SET PROBLEM: Copy out the records in full, word for word, without pictures.
** START OF ROWS **
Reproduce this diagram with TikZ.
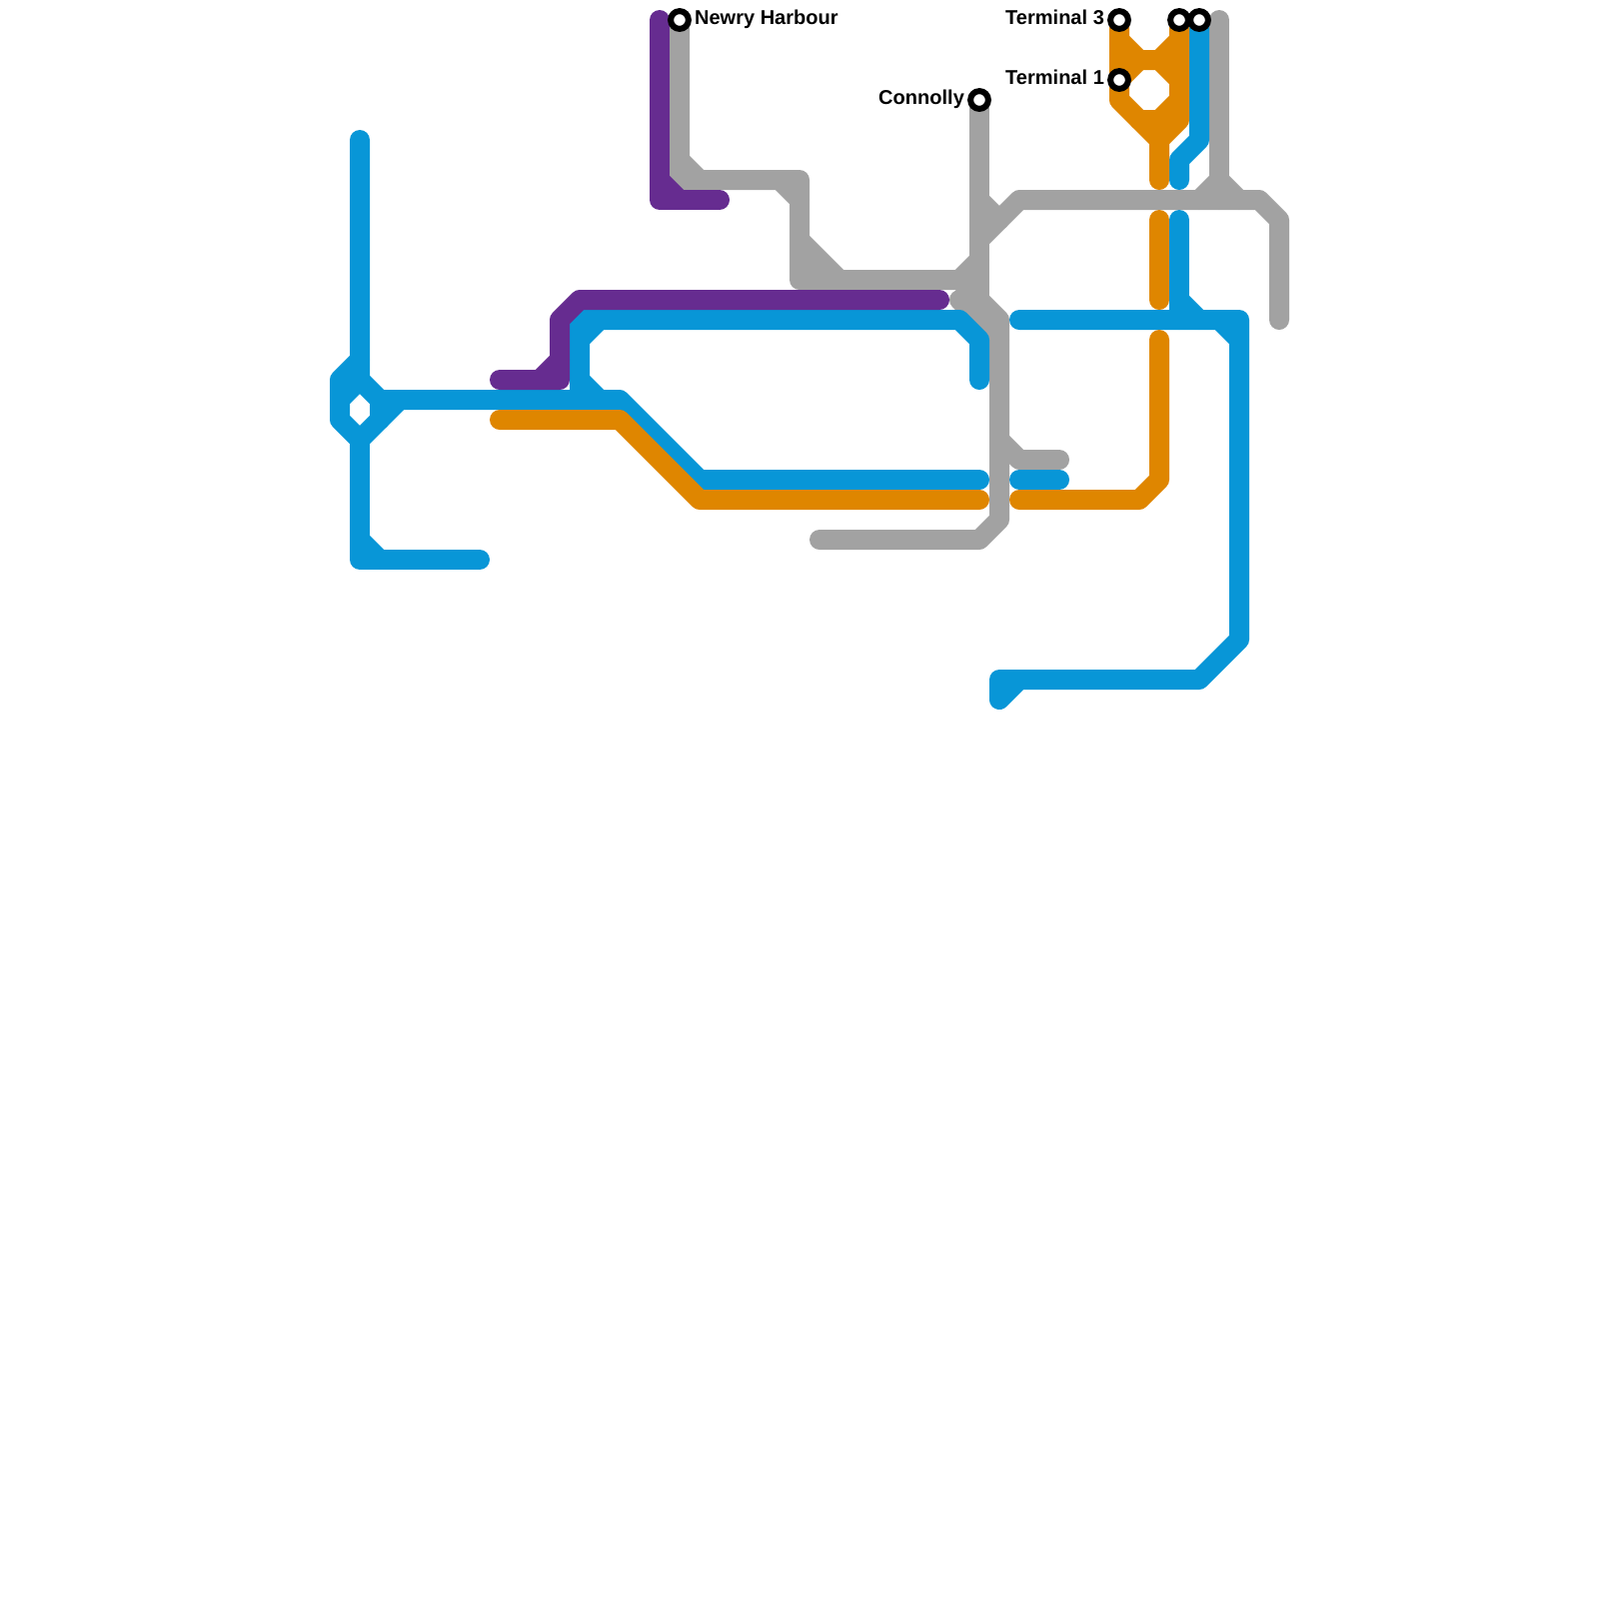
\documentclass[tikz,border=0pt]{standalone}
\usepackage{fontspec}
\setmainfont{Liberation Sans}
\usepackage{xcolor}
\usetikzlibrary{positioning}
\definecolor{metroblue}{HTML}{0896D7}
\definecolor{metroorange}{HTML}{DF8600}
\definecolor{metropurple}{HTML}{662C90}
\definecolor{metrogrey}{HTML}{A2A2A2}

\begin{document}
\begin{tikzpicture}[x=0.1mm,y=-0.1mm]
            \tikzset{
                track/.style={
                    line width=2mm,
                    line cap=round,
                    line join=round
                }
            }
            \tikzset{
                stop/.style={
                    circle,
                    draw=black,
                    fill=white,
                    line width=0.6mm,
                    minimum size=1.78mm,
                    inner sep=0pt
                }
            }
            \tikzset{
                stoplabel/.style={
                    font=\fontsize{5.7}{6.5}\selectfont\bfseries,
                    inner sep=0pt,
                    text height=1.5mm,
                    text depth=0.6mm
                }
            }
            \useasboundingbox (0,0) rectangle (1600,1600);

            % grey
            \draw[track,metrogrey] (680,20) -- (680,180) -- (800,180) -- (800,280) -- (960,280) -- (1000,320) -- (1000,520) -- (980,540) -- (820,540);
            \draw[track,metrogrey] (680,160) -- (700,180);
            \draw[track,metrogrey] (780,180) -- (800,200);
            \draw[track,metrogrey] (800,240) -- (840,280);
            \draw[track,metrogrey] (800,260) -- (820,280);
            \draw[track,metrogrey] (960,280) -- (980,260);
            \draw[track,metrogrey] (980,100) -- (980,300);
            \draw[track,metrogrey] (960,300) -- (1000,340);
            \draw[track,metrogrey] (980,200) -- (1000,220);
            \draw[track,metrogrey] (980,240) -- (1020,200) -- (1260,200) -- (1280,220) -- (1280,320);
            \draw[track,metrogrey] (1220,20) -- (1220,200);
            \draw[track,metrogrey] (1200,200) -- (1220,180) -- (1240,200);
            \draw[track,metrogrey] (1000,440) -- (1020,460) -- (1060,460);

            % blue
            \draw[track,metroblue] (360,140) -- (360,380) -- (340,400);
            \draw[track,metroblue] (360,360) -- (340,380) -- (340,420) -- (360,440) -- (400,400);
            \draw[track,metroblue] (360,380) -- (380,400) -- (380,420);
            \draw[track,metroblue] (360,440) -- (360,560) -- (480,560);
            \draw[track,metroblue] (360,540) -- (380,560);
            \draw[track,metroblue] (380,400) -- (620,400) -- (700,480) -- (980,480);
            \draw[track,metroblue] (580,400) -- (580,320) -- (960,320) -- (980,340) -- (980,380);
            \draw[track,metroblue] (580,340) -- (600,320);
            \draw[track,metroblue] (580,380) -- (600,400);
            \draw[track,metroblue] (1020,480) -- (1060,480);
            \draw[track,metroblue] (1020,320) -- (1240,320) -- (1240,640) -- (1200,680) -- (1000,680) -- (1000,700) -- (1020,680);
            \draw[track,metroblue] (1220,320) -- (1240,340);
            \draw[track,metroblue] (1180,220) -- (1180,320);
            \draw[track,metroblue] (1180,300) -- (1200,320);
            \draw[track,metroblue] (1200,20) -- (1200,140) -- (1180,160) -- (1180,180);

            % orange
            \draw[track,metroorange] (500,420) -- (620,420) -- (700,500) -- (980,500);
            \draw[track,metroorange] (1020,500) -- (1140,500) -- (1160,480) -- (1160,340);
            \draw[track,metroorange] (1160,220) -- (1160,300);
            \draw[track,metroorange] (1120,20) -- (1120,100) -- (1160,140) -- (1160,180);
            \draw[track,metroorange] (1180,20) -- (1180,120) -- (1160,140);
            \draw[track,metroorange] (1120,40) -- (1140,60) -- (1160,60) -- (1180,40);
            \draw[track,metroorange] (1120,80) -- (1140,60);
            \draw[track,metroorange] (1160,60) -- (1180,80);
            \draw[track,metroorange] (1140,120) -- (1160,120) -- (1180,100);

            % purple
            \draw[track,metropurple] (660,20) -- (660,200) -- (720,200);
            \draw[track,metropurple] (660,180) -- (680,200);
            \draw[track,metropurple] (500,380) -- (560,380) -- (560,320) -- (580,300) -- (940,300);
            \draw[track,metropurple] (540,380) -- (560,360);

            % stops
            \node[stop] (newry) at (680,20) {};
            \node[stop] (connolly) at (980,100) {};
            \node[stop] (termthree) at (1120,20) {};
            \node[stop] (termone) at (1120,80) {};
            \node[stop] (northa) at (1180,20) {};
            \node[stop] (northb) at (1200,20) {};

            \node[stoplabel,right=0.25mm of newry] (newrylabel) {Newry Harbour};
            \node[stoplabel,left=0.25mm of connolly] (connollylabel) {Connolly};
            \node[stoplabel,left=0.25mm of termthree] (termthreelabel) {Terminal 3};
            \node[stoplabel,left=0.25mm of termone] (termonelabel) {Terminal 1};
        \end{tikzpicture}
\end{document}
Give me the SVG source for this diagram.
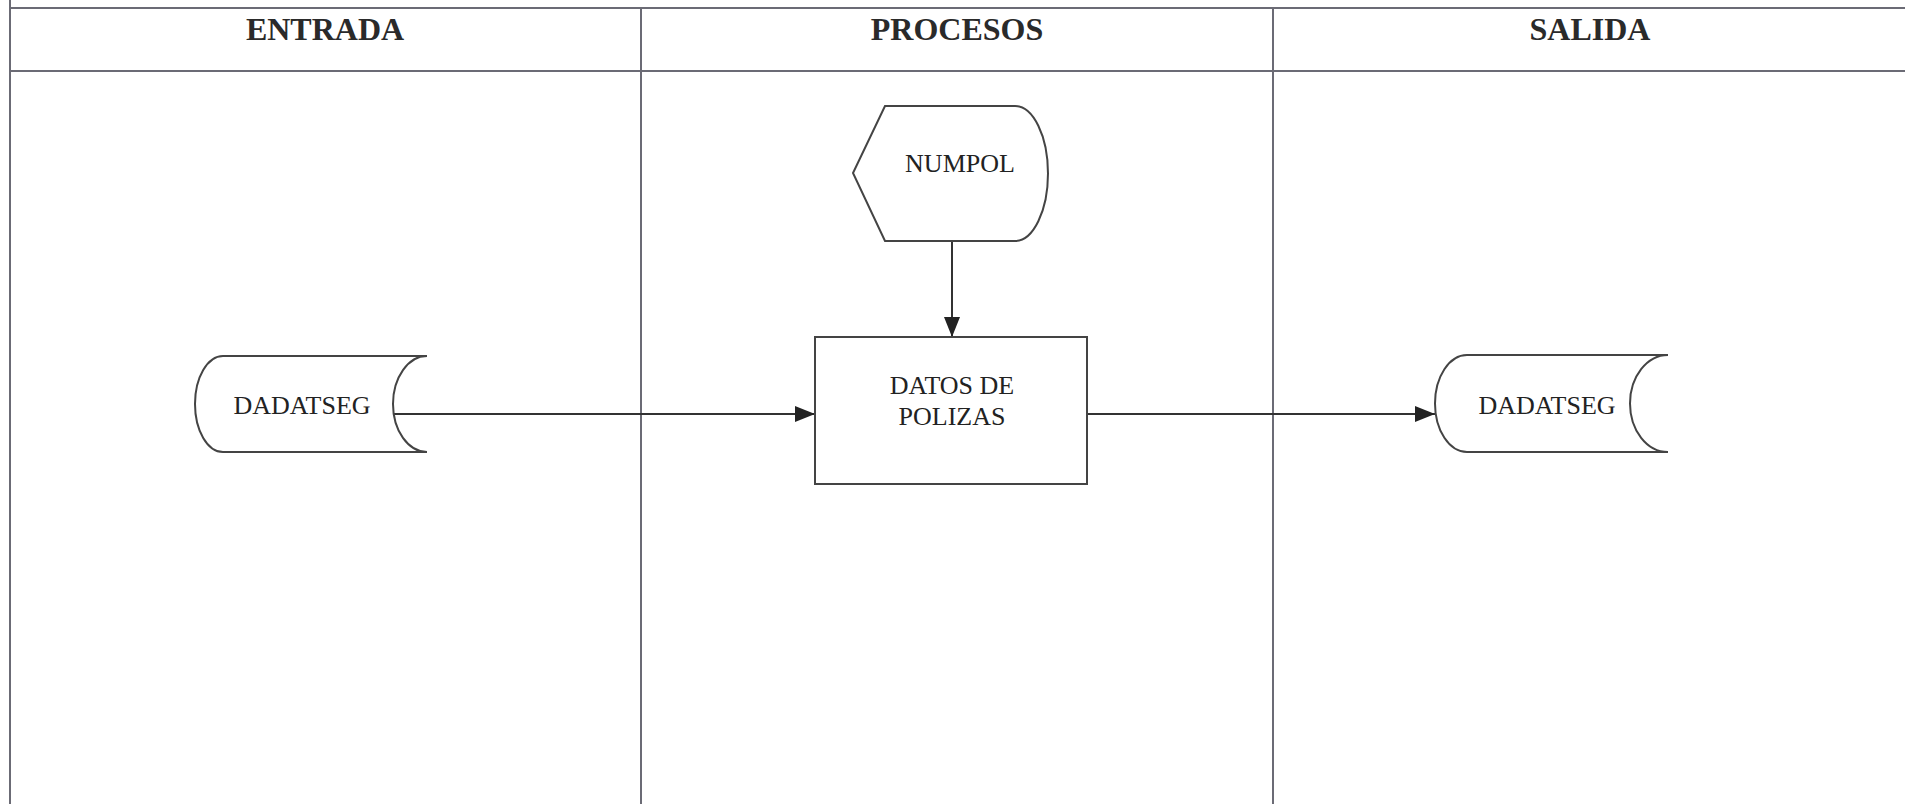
** END OF ROWS **
WRITTEN SOLUTION:
Reproduce this diagram with TikZ.
\documentclass[tikz,border=0pt]{standalone}
\usepackage{fontspec}
\setmainfont{Liberation Sans}
\usepackage{xcolor}
\usetikzlibrary{positioning}
\definecolor{metroblue}{HTML}{0896D7}
\definecolor{metroorange}{HTML}{DF8600}
\definecolor{metropurple}{HTML}{662C90}
\definecolor{metrogrey}{HTML}{A2A2A2}

\begin{document}
\begin{tikzpicture}[x=0.1mm,y=-0.1mm]
            \tikzset{
                track/.style={
                    line width=2mm,
                    line cap=round,
                    line join=round
                }
            }
            \tikzset{
                stop/.style={
                    circle,
                    draw=black,
                    fill=white,
                    line width=0.6mm,
                    minimum size=1.78mm,
                    inner sep=0pt
                }
            }
            \tikzset{
                stoplabel/.style={
                    font=\fontsize{5.7}{6.5}\selectfont\bfseries,
                    inner sep=0pt,
                    text height=1.5mm,
                    text depth=0.6mm
                }
            }
            \useasboundingbox (0,0) rectangle (1600,1600);

            % grey
            \draw[track,metrogrey] (680,20) -- (680,180) -- (800,180) -- (800,280) -- (960,280) -- (1000,320) -- (1000,520) -- (980,540) -- (820,540);
            \draw[track,metrogrey] (680,160) -- (700,180);
            \draw[track,metrogrey] (780,180) -- (800,200);
            \draw[track,metrogrey] (800,240) -- (840,280);
            \draw[track,metrogrey] (800,260) -- (820,280);
            \draw[track,metrogrey] (960,280) -- (980,260);
            \draw[track,metrogrey] (980,100) -- (980,300);
            \draw[track,metrogrey] (960,300) -- (1000,340);
            \draw[track,metrogrey] (980,200) -- (1000,220);
            \draw[track,metrogrey] (980,240) -- (1020,200) -- (1260,200) -- (1280,220) -- (1280,320);
            \draw[track,metrogrey] (1220,20) -- (1220,200);
            \draw[track,metrogrey] (1200,200) -- (1220,180) -- (1240,200);
            \draw[track,metrogrey] (1000,440) -- (1020,460) -- (1060,460);

            % blue
            \draw[track,metroblue] (360,140) -- (360,380) -- (340,400);
            \draw[track,metroblue] (360,360) -- (340,380) -- (340,420) -- (360,440) -- (400,400);
            \draw[track,metroblue] (360,380) -- (380,400) -- (380,420);
            \draw[track,metroblue] (360,440) -- (360,560) -- (480,560);
            \draw[track,metroblue] (360,540) -- (380,560);
            \draw[track,metroblue] (380,400) -- (620,400) -- (700,480) -- (980,480);
            \draw[track,metroblue] (580,400) -- (580,320) -- (960,320) -- (980,340) -- (980,380);
            \draw[track,metroblue] (580,340) -- (600,320);
            \draw[track,metroblue] (580,380) -- (600,400);
            \draw[track,metroblue] (1020,480) -- (1060,480);
            \draw[track,metroblue] (1020,320) -- (1240,320) -- (1240,640) -- (1200,680) -- (1000,680) -- (1000,700) -- (1020,680);
            \draw[track,metroblue] (1220,320) -- (1240,340);
            \draw[track,metroblue] (1180,220) -- (1180,320);
            \draw[track,metroblue] (1180,300) -- (1200,320);
            \draw[track,metroblue] (1200,20) -- (1200,140) -- (1180,160) -- (1180,180);

            % orange
            \draw[track,metroorange] (500,420) -- (620,420) -- (700,500) -- (980,500);
            \draw[track,metroorange] (1020,500) -- (1140,500) -- (1160,480) -- (1160,340);
            \draw[track,metroorange] (1160,220) -- (1160,300);
            \draw[track,metroorange] (1120,20) -- (1120,100) -- (1160,140) -- (1160,180);
            \draw[track,metroorange] (1180,20) -- (1180,120) -- (1160,140);
            \draw[track,metroorange] (1120,40) -- (1140,60) -- (1160,60) -- (1180,40);
            \draw[track,metroorange] (1120,80) -- (1140,60);
            \draw[track,metroorange] (1160,60) -- (1180,80);
            \draw[track,metroorange] (1140,120) -- (1160,120) -- (1180,100);

            % purple
            \draw[track,metropurple] (660,20) -- (660,200) -- (720,200);
            \draw[track,metropurple] (660,180) -- (680,200);
            \draw[track,metropurple] (500,380) -- (560,380) -- (560,320) -- (580,300) -- (940,300);
            \draw[track,metropurple] (540,380) -- (560,360);

            % stops
            \node[stop] (newry) at (680,20) {};
            \node[stop] (connolly) at (980,100) {};
            \node[stop] (termthree) at (1120,20) {};
            \node[stop] (termone) at (1120,80) {};
            \node[stop] (northa) at (1180,20) {};
            \node[stop] (northb) at (1200,20) {};

            \node[stoplabel,right=0.25mm of newry] (newrylabel) {Newry Harbour};
            \node[stoplabel,left=0.25mm of connolly] (connollylabel) {Connolly};
            \node[stoplabel,left=0.25mm of termthree] (termthreelabel) {Terminal 3};
            \node[stoplabel,left=0.25mm of termone] (termonelabel) {Terminal 1};
        \end{tikzpicture}
\end{document}
Give me the SVG source for this diagram.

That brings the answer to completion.